Shanghai in some senses is barely China. I’m sure depending on your reasons for being there you could spend every day there for years telling yourself you were in a western city. The roads are narrow and lined by either 19th century European architecture built by the various colonial powers or by brand new skyscrapers. There are no bike lanes, and the people of the city, unlike the city folk of the other Chinese cities, show signs of being jaded and hardened by city life the way New Yorkers do. There are plenty of westerners trapsing around, so children do not think to point and people do not stare until noticed like elsewhere in china. you are just another waiguoren.
The city is unbelievably sprawling, and the subway system is still being built and is still inadeaquate. Due to traffic and the sheer size of the city, taxis are a luxury of foreigners and the almost rich. It rains almost 150 days of the year, and it is common for the sun to not shine for a whole month. Fog is heavy and often disrupts traffic. We sat for an hour in a standstill on an arterial highway one day due to how thick the fog was further up the road.
culturally, shanghai is a city of massive hype and future expectation. while it has a manhattan style financial dominance over the mainland, it does not share manhattans cultural hegemony. It displays its monetary advantage in terms of gardens and parks and skyscrapers quite undeniably, but in many senses, the fashion and cultural activities and life of the city are at best a peer to Beijing's. At its worst, a gross majority of the city is monotonous and homogenous with the same small shops selling the exact same knock off merchandise and hardware and the exact same drab blank walled corner eateries cranking out identical soup dumplings block after block mile after mile after mile.
In the rich areas of the city, there are two main roads for higher class consumption. Nanjing Lu cuts through the city East West and is the home of literally hundreds and hundreds of high end genuine merchandise fashion boutiques and department stores. It is intensely crowded come prime time with thousands and thousands of people wandering and consuming amidst bright flourescent lights and loud musical advertisements. The main patrons of this road are foreigners or rich domestic tourists and the stores are priced accordingly.

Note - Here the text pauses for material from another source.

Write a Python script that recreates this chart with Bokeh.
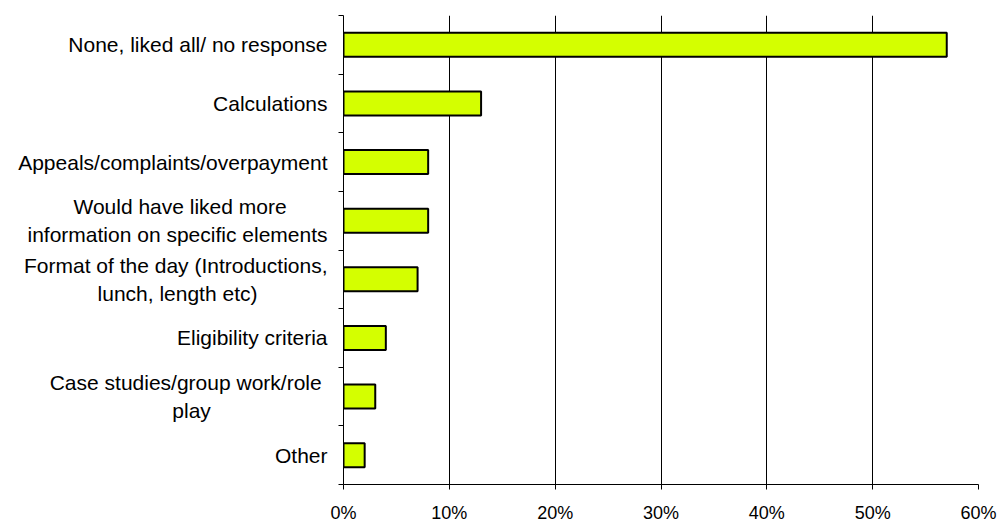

Every day thousands of rural people sneak into the city and come to this street to stand around and approach rich tourists to attempt to hawk DVDs fake watches anything and everything. They are not actually city folk and therefore know little of city folk and their methods of approach are usually quite offensive to people accustomed to civil methods of consumer interactions.
Huaihai road lies 3-4 blocks to the south. It does not run as perfectly east west as nanjing lu, sitting skewed more northeast/southwest, nor does it extend as far in either direction. this road is where the local middle and upper class buys clothing. The style of boutiques overlaps some with nanjing, but are a bit more low key. The scene to understand is relatively universal:
Successful businessman (foreign or han) parading his barely educated tall beautiful lithe Han wife around, both in ostentatious clothing, looking to buy more ostentatious clothing. Do not underestimate the Chinese ability to tolerate, wear, and expect ostentatious clothing. many young single men cover themselves head to toe in outfits so absurd and effeminate that they would get heckled and belittled by manhattan gays. Perhaps since homosexuality does not actually officially exist in china, the phenomenon of the "metrosexual" spiraled incredibly out of control with no fear of lines to cross.
Do not misunderstand though, concerning outfits and dress, chinese society is highly conservative. there are a very very finite number of jacket types and shirt types and styles of jeans and hair, and everyone stays strictly within them. methods of personal expression are limited very much to just picking and choosing different ideas from the acceptable set of ideas and arranging your selection of hair choice and jean choice to attempt to satisfy individualism. Perhaps this is not radically different than the american system, but in America, the variety of ethnic backrounds, more robust dispersal of class, and limitless subcultures seems to hide the concept better. In Chinese cities, the only visible people are millions and millions of lower middle class socially conservative Han people.
Changle road offers more edgy clothing. The boutiques are more adventurous than their conservative han targeted counterparts elsewhere. There are a few skateboard shops with imported american skateboard subculture clothing. The clerks at these skate shops brought to light for me a wonderful irony of contemporary chinese-american relations:
A vast majority of American clothing is currently manufactured in China, but is not assembled 100% until it reaches in America. Skateboarding and other subcultures with associated fashions are growing more popular in China and desire for this kind of subculture clothing is strong enough to justify selling the clothes in chinese stores now. However, the clothes must still be finished and distributed in America first, so all of these garments manufactured in China must still be reimported again and suffer both American market prices and socialist import duties. A Chinese hooded jacket might be 50-200 kuai at a local store. the American brands, after leaving the chinese factories have to be exported to america and then reimported, adjusted to american market prices, and slapped with a duty. An American hooded jacket from a company such as DC shoes or Zoo York will cost a chinese person anywhere from between 500 to 1000 kuai even though it was manufactured at the edge of town for a cost of less than 10 kuai.